* BEGIN Dataset rows *

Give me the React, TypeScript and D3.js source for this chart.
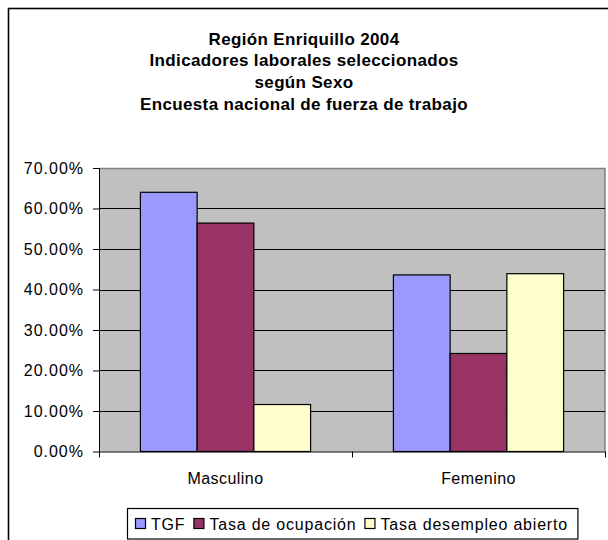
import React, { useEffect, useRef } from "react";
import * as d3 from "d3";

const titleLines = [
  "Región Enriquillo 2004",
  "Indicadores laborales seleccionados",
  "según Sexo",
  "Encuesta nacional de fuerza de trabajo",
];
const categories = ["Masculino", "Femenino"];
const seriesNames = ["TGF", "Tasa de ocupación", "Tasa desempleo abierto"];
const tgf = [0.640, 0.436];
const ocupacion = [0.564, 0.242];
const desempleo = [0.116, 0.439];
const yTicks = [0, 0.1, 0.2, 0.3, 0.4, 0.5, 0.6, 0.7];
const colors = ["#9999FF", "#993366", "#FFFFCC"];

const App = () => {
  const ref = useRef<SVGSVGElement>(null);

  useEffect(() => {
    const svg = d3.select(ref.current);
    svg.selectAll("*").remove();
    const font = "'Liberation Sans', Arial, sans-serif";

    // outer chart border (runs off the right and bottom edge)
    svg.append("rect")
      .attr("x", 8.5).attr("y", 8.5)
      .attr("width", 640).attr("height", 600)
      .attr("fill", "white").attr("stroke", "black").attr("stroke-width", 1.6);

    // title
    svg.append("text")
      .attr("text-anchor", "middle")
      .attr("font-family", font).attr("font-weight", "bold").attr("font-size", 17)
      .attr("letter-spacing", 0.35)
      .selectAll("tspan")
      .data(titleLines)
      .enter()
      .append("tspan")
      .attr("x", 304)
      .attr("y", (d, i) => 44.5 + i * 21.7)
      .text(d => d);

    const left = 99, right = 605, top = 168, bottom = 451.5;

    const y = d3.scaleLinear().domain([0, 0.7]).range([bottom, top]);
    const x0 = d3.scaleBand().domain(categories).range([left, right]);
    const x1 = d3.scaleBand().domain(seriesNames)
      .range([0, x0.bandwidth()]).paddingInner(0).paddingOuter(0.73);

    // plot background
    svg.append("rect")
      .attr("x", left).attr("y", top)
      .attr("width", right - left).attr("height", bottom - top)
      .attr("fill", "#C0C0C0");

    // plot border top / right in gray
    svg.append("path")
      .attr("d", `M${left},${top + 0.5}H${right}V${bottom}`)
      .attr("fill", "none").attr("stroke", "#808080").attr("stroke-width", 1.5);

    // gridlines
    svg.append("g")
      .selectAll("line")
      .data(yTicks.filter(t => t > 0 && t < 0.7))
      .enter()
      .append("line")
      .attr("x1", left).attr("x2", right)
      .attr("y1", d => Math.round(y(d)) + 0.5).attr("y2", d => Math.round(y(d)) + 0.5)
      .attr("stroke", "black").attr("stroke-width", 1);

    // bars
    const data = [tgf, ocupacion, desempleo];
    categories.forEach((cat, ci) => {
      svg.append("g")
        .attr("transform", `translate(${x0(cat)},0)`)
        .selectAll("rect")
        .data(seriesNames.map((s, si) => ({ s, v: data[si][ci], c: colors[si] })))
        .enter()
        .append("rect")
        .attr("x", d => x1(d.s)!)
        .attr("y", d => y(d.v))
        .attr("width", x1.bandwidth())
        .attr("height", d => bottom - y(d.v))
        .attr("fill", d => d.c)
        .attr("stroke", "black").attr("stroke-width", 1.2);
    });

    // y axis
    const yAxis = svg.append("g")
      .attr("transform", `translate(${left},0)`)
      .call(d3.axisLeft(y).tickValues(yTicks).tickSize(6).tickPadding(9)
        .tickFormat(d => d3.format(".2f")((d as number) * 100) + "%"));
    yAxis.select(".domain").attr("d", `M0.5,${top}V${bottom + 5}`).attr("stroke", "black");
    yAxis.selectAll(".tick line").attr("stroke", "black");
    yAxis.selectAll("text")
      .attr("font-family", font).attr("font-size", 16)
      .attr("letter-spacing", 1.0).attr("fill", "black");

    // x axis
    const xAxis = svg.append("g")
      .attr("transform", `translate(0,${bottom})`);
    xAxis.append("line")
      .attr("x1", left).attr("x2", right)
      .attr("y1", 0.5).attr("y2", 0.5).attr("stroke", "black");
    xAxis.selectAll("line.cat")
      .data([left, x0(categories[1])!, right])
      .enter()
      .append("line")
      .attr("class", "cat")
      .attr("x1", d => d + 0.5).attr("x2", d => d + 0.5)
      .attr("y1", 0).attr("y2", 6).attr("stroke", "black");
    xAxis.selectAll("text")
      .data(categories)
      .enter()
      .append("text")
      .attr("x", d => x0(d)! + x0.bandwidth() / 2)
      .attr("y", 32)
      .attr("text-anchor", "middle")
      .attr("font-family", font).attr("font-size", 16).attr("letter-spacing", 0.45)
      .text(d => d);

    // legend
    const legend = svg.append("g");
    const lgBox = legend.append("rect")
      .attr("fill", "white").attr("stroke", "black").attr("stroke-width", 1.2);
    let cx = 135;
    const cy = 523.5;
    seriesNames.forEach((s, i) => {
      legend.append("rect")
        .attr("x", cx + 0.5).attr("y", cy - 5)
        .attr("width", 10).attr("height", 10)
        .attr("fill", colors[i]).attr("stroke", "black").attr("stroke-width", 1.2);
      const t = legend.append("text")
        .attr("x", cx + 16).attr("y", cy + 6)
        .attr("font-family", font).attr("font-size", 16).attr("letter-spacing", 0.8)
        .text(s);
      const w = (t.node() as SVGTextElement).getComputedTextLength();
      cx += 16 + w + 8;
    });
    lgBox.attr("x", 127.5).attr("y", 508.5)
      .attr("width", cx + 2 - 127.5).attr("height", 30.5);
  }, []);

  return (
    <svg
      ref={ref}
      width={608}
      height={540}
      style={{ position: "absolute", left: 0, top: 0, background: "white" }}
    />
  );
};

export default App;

* END Dataset rows *
* BEGIN Dataset rows *

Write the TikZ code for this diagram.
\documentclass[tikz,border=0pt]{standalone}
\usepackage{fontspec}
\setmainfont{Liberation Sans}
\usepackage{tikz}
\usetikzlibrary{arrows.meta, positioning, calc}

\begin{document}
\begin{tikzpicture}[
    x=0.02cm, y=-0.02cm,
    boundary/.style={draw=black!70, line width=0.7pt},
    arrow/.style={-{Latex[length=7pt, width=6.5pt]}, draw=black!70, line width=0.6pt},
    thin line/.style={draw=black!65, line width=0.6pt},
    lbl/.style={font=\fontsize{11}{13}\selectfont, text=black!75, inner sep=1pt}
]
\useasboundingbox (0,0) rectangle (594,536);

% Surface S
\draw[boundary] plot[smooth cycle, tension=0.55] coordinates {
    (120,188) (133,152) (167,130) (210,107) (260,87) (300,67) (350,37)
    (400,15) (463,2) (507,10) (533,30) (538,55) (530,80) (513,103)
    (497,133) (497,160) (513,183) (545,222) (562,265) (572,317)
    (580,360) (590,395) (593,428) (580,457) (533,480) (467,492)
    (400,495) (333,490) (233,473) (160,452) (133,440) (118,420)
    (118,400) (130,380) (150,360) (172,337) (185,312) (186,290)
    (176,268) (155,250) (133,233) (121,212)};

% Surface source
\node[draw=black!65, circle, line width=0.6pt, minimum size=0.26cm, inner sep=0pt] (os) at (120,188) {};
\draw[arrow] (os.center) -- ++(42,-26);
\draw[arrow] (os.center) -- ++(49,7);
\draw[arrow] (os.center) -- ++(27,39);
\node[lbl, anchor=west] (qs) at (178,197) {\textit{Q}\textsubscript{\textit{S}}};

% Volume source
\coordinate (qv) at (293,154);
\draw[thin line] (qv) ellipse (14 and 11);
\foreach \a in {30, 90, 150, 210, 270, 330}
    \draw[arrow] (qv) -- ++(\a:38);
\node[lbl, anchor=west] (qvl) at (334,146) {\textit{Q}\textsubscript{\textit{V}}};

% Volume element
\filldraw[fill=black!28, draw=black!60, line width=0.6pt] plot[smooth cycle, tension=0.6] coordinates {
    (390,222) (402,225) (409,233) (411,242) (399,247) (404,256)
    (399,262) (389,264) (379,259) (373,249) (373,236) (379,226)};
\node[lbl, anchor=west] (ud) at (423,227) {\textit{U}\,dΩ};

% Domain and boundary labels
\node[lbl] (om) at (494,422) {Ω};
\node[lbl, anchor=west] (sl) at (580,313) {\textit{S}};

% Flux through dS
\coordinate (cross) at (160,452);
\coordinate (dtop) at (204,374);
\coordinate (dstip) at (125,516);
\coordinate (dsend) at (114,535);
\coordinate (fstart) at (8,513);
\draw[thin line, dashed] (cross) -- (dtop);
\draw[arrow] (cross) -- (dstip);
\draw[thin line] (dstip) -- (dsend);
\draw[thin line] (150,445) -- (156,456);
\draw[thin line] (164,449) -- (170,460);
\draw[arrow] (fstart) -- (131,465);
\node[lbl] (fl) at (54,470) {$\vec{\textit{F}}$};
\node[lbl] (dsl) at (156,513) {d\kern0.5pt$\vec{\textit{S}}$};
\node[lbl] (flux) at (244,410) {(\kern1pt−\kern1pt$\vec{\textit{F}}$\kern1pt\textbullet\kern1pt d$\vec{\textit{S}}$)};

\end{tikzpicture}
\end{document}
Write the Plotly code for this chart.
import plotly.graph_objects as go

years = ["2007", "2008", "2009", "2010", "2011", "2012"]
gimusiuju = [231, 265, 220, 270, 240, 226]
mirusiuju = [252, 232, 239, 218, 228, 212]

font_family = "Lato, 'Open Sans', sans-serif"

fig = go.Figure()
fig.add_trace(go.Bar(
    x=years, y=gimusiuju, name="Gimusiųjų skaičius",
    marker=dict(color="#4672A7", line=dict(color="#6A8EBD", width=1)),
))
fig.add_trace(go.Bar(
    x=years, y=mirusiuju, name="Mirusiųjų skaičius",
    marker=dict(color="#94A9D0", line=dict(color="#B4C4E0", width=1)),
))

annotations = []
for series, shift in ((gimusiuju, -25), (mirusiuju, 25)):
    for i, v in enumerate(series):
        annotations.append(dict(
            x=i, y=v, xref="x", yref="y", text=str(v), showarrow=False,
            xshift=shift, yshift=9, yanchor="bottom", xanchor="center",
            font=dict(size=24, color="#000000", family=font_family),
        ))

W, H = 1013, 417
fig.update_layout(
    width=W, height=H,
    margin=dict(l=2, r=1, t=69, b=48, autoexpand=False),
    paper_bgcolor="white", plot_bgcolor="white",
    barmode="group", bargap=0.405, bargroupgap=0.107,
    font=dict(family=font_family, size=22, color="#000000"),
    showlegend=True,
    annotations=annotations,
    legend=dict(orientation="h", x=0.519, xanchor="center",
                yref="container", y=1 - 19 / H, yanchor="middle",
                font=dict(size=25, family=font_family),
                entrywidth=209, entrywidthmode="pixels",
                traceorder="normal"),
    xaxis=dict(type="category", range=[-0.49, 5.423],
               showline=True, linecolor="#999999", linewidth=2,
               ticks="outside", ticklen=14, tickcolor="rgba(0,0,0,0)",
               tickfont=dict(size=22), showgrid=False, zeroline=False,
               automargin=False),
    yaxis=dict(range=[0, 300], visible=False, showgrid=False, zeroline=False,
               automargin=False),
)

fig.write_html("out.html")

* END Dataset rows *
* BEGIN Dataset rows *

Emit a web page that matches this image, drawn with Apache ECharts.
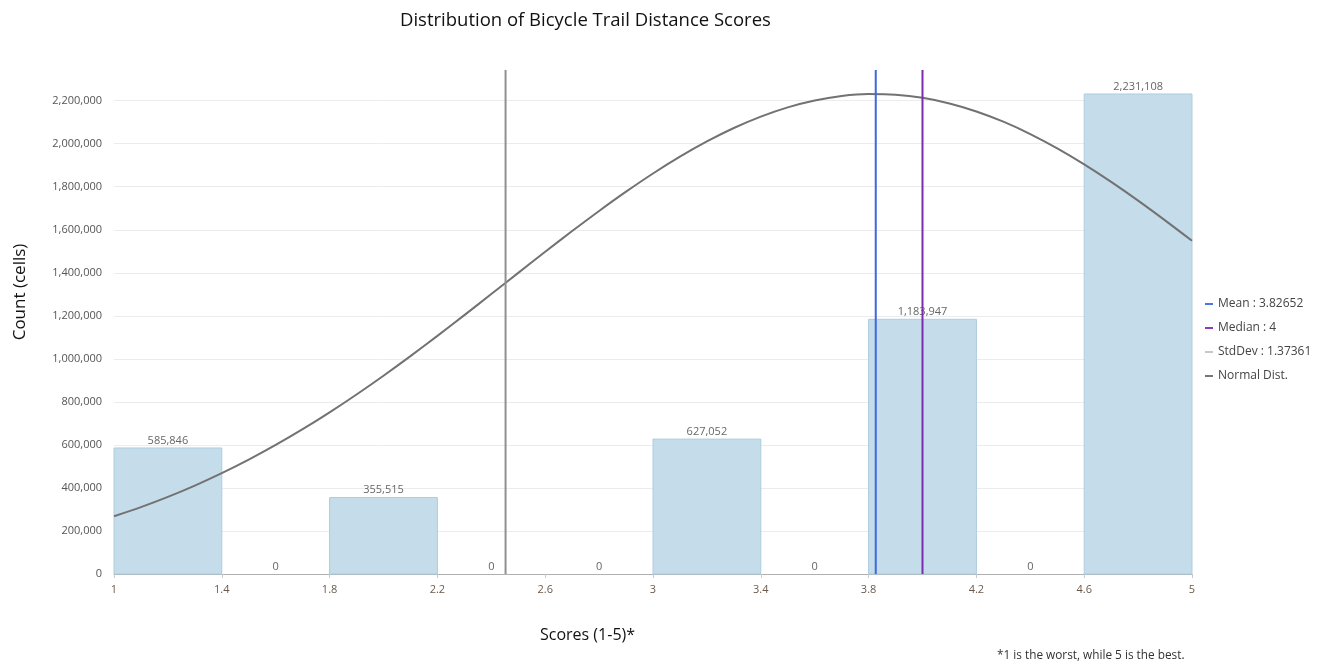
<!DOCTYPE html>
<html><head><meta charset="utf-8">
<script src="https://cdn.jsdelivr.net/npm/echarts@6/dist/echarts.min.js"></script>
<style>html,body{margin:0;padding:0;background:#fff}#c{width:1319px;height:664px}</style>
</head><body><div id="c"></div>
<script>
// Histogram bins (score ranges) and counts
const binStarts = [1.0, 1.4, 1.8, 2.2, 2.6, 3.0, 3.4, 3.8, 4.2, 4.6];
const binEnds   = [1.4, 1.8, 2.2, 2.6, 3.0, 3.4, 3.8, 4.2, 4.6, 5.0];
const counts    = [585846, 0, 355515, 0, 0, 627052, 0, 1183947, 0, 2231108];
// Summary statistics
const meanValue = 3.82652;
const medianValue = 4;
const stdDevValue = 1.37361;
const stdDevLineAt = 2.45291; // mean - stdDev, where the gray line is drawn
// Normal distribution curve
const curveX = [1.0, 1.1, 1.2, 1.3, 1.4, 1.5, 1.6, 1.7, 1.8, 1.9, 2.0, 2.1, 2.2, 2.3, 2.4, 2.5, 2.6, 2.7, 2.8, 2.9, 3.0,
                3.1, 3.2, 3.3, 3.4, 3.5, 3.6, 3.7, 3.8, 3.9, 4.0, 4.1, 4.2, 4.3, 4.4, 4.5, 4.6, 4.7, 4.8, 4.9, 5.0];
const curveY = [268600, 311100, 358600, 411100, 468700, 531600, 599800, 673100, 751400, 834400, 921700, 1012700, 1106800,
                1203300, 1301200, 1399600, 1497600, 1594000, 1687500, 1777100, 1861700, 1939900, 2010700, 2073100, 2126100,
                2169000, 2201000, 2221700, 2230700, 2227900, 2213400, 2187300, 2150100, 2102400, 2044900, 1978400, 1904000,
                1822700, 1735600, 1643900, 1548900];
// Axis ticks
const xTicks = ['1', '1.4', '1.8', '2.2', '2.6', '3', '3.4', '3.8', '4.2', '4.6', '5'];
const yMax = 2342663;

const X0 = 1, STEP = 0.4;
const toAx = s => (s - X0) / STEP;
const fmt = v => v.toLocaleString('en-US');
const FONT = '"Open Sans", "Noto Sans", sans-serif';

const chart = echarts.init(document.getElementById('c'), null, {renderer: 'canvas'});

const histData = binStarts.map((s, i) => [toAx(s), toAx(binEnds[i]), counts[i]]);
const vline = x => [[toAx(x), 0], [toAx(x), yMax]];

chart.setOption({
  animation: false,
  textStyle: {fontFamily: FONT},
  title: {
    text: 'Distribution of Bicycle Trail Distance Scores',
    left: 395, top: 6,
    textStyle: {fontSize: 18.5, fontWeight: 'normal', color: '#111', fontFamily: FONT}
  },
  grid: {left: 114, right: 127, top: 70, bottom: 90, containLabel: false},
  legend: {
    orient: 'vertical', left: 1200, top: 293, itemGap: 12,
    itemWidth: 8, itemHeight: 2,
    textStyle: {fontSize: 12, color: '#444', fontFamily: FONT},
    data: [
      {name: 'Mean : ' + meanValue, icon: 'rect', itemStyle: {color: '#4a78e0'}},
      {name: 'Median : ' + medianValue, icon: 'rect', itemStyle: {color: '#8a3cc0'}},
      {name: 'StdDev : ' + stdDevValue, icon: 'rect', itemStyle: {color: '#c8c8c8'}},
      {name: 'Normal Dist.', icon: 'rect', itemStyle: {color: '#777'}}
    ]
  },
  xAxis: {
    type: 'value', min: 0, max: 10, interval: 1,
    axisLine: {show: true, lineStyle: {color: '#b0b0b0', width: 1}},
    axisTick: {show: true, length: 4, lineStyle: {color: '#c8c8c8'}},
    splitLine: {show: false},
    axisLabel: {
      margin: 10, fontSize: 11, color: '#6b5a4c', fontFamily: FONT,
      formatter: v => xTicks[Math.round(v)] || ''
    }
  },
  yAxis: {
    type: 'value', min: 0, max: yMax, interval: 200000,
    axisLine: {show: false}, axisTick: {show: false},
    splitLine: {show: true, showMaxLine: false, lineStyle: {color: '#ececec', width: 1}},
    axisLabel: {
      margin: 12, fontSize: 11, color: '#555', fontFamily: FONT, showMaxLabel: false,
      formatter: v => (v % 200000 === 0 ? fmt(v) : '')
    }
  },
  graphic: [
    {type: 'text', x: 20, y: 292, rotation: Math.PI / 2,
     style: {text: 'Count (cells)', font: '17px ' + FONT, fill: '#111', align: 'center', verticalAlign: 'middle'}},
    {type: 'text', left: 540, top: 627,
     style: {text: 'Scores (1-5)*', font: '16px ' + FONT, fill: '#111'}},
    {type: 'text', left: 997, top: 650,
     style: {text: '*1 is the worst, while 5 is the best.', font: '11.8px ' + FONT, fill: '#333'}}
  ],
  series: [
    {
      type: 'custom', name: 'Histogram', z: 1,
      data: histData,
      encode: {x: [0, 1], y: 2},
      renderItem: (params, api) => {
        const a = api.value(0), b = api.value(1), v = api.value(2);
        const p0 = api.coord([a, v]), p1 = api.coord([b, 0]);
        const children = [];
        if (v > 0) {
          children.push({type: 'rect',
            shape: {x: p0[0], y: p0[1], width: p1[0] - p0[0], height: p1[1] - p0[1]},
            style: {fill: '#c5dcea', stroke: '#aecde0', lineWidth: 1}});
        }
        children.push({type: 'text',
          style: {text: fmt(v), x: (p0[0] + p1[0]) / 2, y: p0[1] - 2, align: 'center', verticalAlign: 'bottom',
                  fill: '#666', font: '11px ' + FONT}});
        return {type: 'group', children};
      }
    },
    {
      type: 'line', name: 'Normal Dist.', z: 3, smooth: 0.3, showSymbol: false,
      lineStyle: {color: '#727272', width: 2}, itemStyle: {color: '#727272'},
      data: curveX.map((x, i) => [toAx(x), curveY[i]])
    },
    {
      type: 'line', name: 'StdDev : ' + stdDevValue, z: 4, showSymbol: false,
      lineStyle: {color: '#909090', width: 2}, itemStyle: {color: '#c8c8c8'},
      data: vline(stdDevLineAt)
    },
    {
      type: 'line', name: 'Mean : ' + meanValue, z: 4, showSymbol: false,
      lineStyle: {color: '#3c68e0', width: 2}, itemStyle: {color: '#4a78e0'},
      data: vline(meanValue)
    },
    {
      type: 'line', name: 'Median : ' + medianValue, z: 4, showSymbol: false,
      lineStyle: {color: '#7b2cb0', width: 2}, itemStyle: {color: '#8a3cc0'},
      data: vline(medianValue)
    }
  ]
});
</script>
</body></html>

* END Dataset rows *

## Exercise description
Print exactly the lines from the one containing "Write the TikZ code for this diagram." to the one containing "anchor=west] (qs) at", both included, and nothing else.

## Completed exercise
Write the TikZ code for this diagram.
\documentclass[tikz,border=0pt]{standalone}
\usepackage{fontspec}
\setmainfont{Liberation Sans}
\usepackage{tikz}
\usetikzlibrary{arrows.meta, positioning, calc}

\begin{document}
\begin{tikzpicture}[
    x=0.02cm, y=-0.02cm,
    boundary/.style={draw=black!70, line width=0.7pt},
    arrow/.style={-{Latex[length=7pt, width=6.5pt]}, draw=black!70, line width=0.6pt},
    thin line/.style={draw=black!65, line width=0.6pt},
    lbl/.style={font=\fontsize{11}{13}\selectfont, text=black!75, inner sep=1pt}
]
\useasboundingbox (0,0) rectangle (594,536);

% Surface S
\draw[boundary] plot[smooth cycle, tension=0.55] coordinates {
    (120,188) (133,152) (167,130) (210,107) (260,87) (300,67) (350,37)
    (400,15) (463,2) (507,10) (533,30) (538,55) (530,80) (513,103)
    (497,133) (497,160) (513,183) (545,222) (562,265) (572,317)
    (580,360) (590,395) (593,428) (580,457) (533,480) (467,492)
    (400,495) (333,490) (233,473) (160,452) (133,440) (118,420)
    (118,400) (130,380) (150,360) (172,337) (185,312) (186,290)
    (176,268) (155,250) (133,233) (121,212)};

% Surface source
\node[draw=black!65, circle, line width=0.6pt, minimum size=0.26cm, inner sep=0pt] (os) at (120,188) {};
\draw[arrow] (os.center) -- ++(42,-26);
\draw[arrow] (os.center) -- ++(49,7);
\draw[arrow] (os.center) -- ++(27,39);
\node[lbl, anchor=west] (qs) at (178,197) {\textit{Q}\textsubscript{\textit{S}}};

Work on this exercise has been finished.